Why, Jane and I ask, shouldn’t the retirement age be raised and contributing years be extended? Why, that is, shouldn’t policy and practice follow demography? How long will this disconnect be tolerated? Studies suggest that by 2050 life expectancy for females will be 89 to 94 (although males will fare worse). Then what?
Unless you’re a high earner—one of those biblical camels that can’t get through the eye of a biblical needle—you may not know that Social Security contributions aren’t collected on earned income that exceeds $118,500 (in 2016). Jane and I understand this to mean that average American workers and their employees contribute throughout the year.
We also calculate that (in 2015) the average top-earning CEO in America completed his contribution to the system by the 2nd of January. And don’t forget that the wealthy receive larger withdrawals and, we are told, enjoy longer lifespans. A perverse means testing is occurring here, one in which high-earners pay lower contributions and receive larger benefits. It’s a for-whoever-has, to-him-more-shall-be-given structure that weakens the trust fund while strengthening the strong. It is pernicious; it should stop.
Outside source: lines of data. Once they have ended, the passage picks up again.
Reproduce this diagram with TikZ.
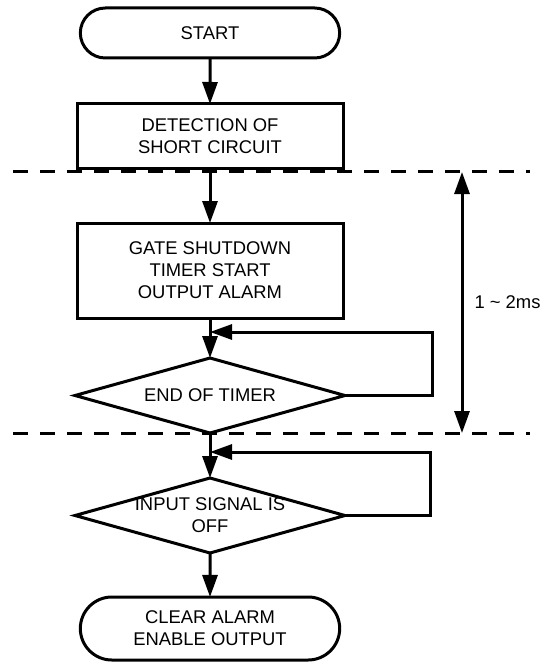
\documentclass[tikz,border=0pt]{standalone}
\usepackage{fontspec}
\setmainfont{Liberation Sans}
\usepackage{tikz}
\usetikzlibrary{shapes.geometric, shapes.misc, arrows.meta, positioning, calc}
\tikzstyle{arrow} = [line width=3pt, -{Triangle[length=22pt,width=15pt]}]
\tikzstyle{process} = [rectangle, minimum width=266pt, minimum height=64pt, align=center, draw=black, line width=3pt, outer sep=0pt]
\tikzstyle{terminal} = [rounded rectangle, minimum width=266pt, minimum height=50pt, align=center, draw=black, line width=3pt, outer sep=0pt]
\tikzstyle{decision} = [diamond, minimum width=270pt, minimum height=75pt, inner sep=0pt, draw=black, line width=3pt, outer sep=0pt]
\tikzstyle{timeline} = [line width=3pt, dash pattern=on 15pt off 12pt]

\begin{document}
\begin{tikzpicture}[x=1pt, y=-1pt, font=\fontsize{18.4}{22}\selectfont]
    \useasboundingbox (0,0) rectangle (554,666);

    % Inicio
    \node (start) [terminal] at (210,33) {START};

    % Pasos
    \node (detect) [process, below=46pt of start] {DETECTION OF\\SHORT CIRCUIT};
    \node (gate) [process, minimum height=95pt, below=55pt of detect] {GATE SHUTDOWN\\TIMER START\\OUTPUT ALARM};
    \node (timer) [decision, below=40pt of gate, label={[align=center]center:END OF TIMER}] {};
    \node (input) [decision, below=45pt of timer, label={[align=center]center:INPUT SIGNAL IS\\OFF}] {};
    \node (clear) [terminal, minimum height=63pt, below=44pt of input] {CLEAR ALARM\\ENABLE OUTPUT};

    % Flechas
    \draw [arrow] (start) -- (detect);
    \draw [arrow] (detect) -- (gate);
    \draw [arrow] (gate) -- (timer);
    \draw [arrow] (timer) -- (input);
    \draw [arrow] (input) -- (clear);

    % Lazos de espera
    \coordinate (back1) at ([yshift=-14pt]gate.south);
    \draw [arrow] (timer.east) -- ++(87,0) |- (back1);
    \coordinate (back2) at ([yshift=-19pt]timer.south);
    \draw [arrow] (input.east) -- ++(85,0) |- (back2);

    % Ventana de tiempo
    \coordinate (cut1w) at (13,171);
    \coordinate (cut1e) at (530,171);
    \coordinate (cut2w) at (13,433);
    \coordinate (cut2e) at (530,433);
    \draw [timeline] (cut1w) -- (cut1e);
    \draw [timeline] (cut2w) -- (cut2e);
    \coordinate (dimtop) at (462,172);
    \coordinate (dimbot) at (462,433);
    \draw [line width=3pt, {Triangle[length=22pt,width=15pt]}-{Triangle[length=22pt,width=15pt]}] (dimtop) -- (dimbot);
    \node (span) [right=9pt of $(dimtop)!0.5!(dimbot)$] {1 \textasciitilde{} 2ms};
\end{tikzpicture}
\end{document}
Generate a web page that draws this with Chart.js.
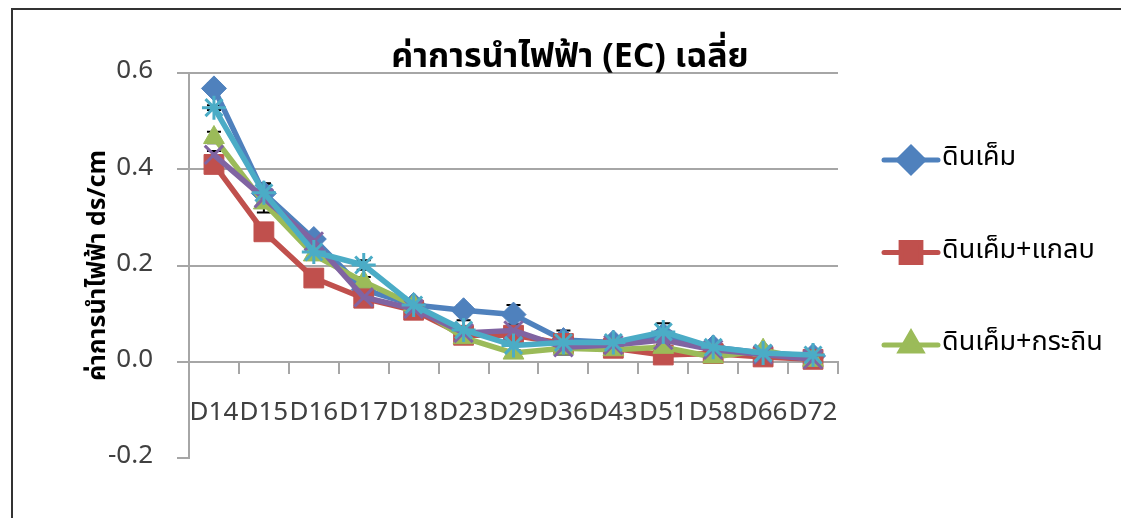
<!DOCTYPE html>
<html>
<head>
<meta charset="utf-8">
<script src="https://cdn.jsdelivr.net/npm/chart.js@4.4.0/dist/chart.umd.min.js"></script>
<style>
  html, body { margin: 0; padding: 0; background: #fff; }
</style>
</head>
<body>
<canvas id="chart" width="1121" height="518"></canvas>
<script>
// days after planting
const days = ['D14', 'D15', 'D16', 'D17', 'D18', 'D23', 'D29', 'D36', 'D43', 'D51', 'D58', 'D66', 'D72'];
const yTicks = [-0.2, 0, 0.2, 0.4, 0.6];

// mean EC per treatment (ds/cm)
const soilSalt   = [0.568, 0.350, 0.255, 0.150, 0.118, 0.107, 0.098, 0.045, 0.040, 0.055, 0.030, 0.018, 0.012];
const soilHusk   = [0.410, 0.270, 0.174, 0.132, 0.107, 0.055, 0.055, 0.038, 0.028, 0.014, 0.017, 0.010, 0.005];
const soilLeuc   = [0.466, 0.330, 0.222, 0.166, 0.118, 0.050, 0.018, 0.028, 0.025, 0.030, 0.010, 0.024, 0.003];
const soilFourth = [0.430, 0.340, 0.250, 0.134, 0.110, 0.060, 0.065, 0.030, 0.035, 0.045, 0.025, 0.015, 0.005];
const soilFifth  = [0.528, 0.351, 0.228, 0.201, 0.118, 0.066, 0.034, 0.040, 0.040, 0.062, 0.030, 0.018, 0.014];

// error bar half-widths
const errSalt   = [0.010, 0.020, 0.010, 0.015, 0.010, 0.010, 0.020, 0.010, 0.005, 0.010, 0.005, 0.005, 0.005];
const errHusk   = [0.010, 0.010, 0.010, 0.010, 0.015, 0.010, 0.010, 0.010, 0.005, 0.005, 0.005, 0.005, 0.005];
const errLeuc   = [0.012, 0.020, 0.010, 0.010, 0.010, 0.010, 0.005, 0.005, 0.005, 0.005, 0.005, 0.005, 0.005];
const errFourth = [0.008, 0.010, 0.010, 0.010, 0.010, 0.010, 0.010, 0.005, 0.005, 0.005, 0.005, 0.005, 0.005];
const errFifth  = [0.005, 0.020, 0.010, 0.010, 0.010, 0.020, 0.010, 0.025, 0.005, 0.018, 0.005, 0.005, 0.005];

const seriesNames = ['ดินเค็ม', 'ดินเค็ม+แกลบ', 'ดินเค็ม+กระถิน', 'ดินเค็ม+4', 'ดินเค็ม+5'];
const FONT = '"Noto Sans Thai", "Noto Sans Thai Looped", Tahoma, "Noto Sans", "DejaVu Sans", sans-serif';
const GRID = '#a6a6a6';

function series(label, data, errs, color, pointStyle, radius, order) {
    const filled = pointStyle === 'rectRot' || pointStyle === 'rect' || pointStyle === 'triangle';
    return {
        label, data, errs, order,
        borderColor: color,
        backgroundColor: color,
        borderWidth: 5.5,
        borderJoinStyle: 'round',
        borderCapStyle: 'round',
        pointStyle,
        pointRadius: radius,
        pointBorderWidth: filled ? 1 : 3,
        pointBackgroundColor: color,
        pointBorderColor: color,
        tension: 0
    };
}

const excelBits = {
    id: 'excelBits',
    beforeDraw(chart) {
        const ctx = chart.ctx;
        ctx.save();
        ctx.strokeStyle = '#333';
        ctx.lineWidth = 2;
        ctx.strokeRect(12, 9, 1200, 600);
        ctx.restore();
    },
    beforeDatasetsDraw(chart) {
        const { ctx, scales: { x, y } } = chart;
        ctx.save();
        ctx.strokeStyle = '#000';
        ctx.lineWidth = 2;
        chart.data.datasets.forEach(ds => {
            ds.data.forEach((v, i) => {
                const px = x.getPixelForValue(i);
                const top = y.getPixelForValue(v + ds.errs[i]);
                const bot = y.getPixelForValue(v - ds.errs[i]);
                ctx.beginPath();
                ctx.moveTo(px, top); ctx.lineTo(px, bot);
                ctx.moveTo(px - 7, top); ctx.lineTo(px + 7, top);
                ctx.moveTo(px - 7, bot); ctx.lineTo(px + 7, bot);
                ctx.stroke();
            });
        });
        ctx.restore();
    },
    afterDraw(chart) {
        const ctx = chart.ctx;
        const area = chart.chartArea;
        ctx.save();
        // title sits on top of the plot, like the original
        ctx.fillStyle = '#000';
        ctx.font = 'bold 34px ' + FONT;
        ctx.textAlign = 'center';
        ctx.textBaseline = 'middle';
        ctx.fillText('ค่าการนำไฟฟ้า (EC) เฉลี่ย', 570, 60);

        // legend: only the first three entries fit in the frame
        const x0 = area.right + 46;
        chart.data.datasets.slice(0, 3).forEach((ds, i) => {
            const ly = 160 + i * 92.5;
            ctx.strokeStyle = ds.borderColor;
            ctx.lineWidth = 5;
            ctx.lineCap = 'round';
            ctx.beginPath();
            ctx.moveTo(x0, ly); ctx.lineTo(x0 + 54, ly);
            ctx.stroke();
            ctx.fillStyle = ds.backgroundColor;
            Chart.helpers.drawPoint(ctx, {
                pointStyle: ds.pointStyle, radius: ds.pointRadius, rotation: 0, borderWidth: 1
            }, x0 + 27, ly);
            ctx.fillStyle = '#000';
            ctx.font = '27px ' + FONT;
            ctx.textAlign = 'left';
            ctx.fillText(ds.label, x0 + 58, ly);
        });
        ctx.restore();
    }
};

new Chart(document.getElementById('chart'), {
    type: 'line',
    data: {
        labels: days,
        datasets: [
            series(seriesNames[0], soilSalt, errSalt, '#4f81bd', 'rectRot', 12.5, 5),
            series(seriesNames[1], soilHusk, errHusk, '#c0504d', 'rect', 14, 4),
            series(seriesNames[2], soilLeuc, errLeuc, '#9bbb59', 'triangle', 12, 3),
            series(seriesNames[3], soilFourth, errFourth, '#8064a2', 'crossRot', 13, 2),
            series(seriesNames[4], soilFifth, errFifth, '#4bacc6', 'star', 12, 1)
        ]
    },
    options: {
        responsive: false,
        animation: false,
        layout: { padding: { top: 73, bottom: 60, left: 0, right: 283 } },
        plugins: {
            legend: { display: false },
            tooltip: { enabled: false }
        },
        scales: {
            x: {
                position: { y: 0 },
                offset: true,
                grid: { offset: true, drawOnChartArea: false, tickLength: 11, color: GRID, lineWidth: 2 },
                border: { color: GRID, width: 2 },
                ticks: {
                    autoSkip: false, maxRotation: 0, minRotation: 0, padding: 26,
                    color: '#404040', font: { size: 26, family: FONT }
                }
            },
            y: {
                min: yTicks[0],
                max: yTicks[yTicks.length - 1],
                afterBuildTicks: s => { s.ticks = yTicks.map(v => ({ value: v })); },
                afterFit: s => { s.width = 189; },
                ticks: {
                    padding: 24, color: '#404040', font: { size: 26, family: FONT },
                    callback: v => v.toFixed(1)
                },
                grid: {
                    color: c => (c.tick && c.tick.value < -0.1) ? 'rgba(0,0,0,0)' : GRID,
                    tickColor: GRID, lineWidth: 2, tickLength: 12
                },
                border: { color: GRID, width: 2 },
                title: {
                    display: true, text: 'ค่าการนำไฟฟ้า ds/cm', color: '#000',
                    font: { size: 25, weight: 'bold', family: FONT },
                    padding: { top: 85, bottom: 0 }
                }
            }
        }
    },
    plugins: [excelBits]
});
</script>
</body>
</html>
So in January, when the smart alecks resume their denigration of entitlement programs, tell them about Jane. Clarify for them that she is more Harry than welfare queen. Explain to them how a few simple adjustments can better the odds that she’ll live long enough to get a good-value return on her good-faith investment. They need to be told.
Bruce A. Lohof is a native of Montana. A former professor and a retired diplomat, he lives in Vienna and in Red Lodge.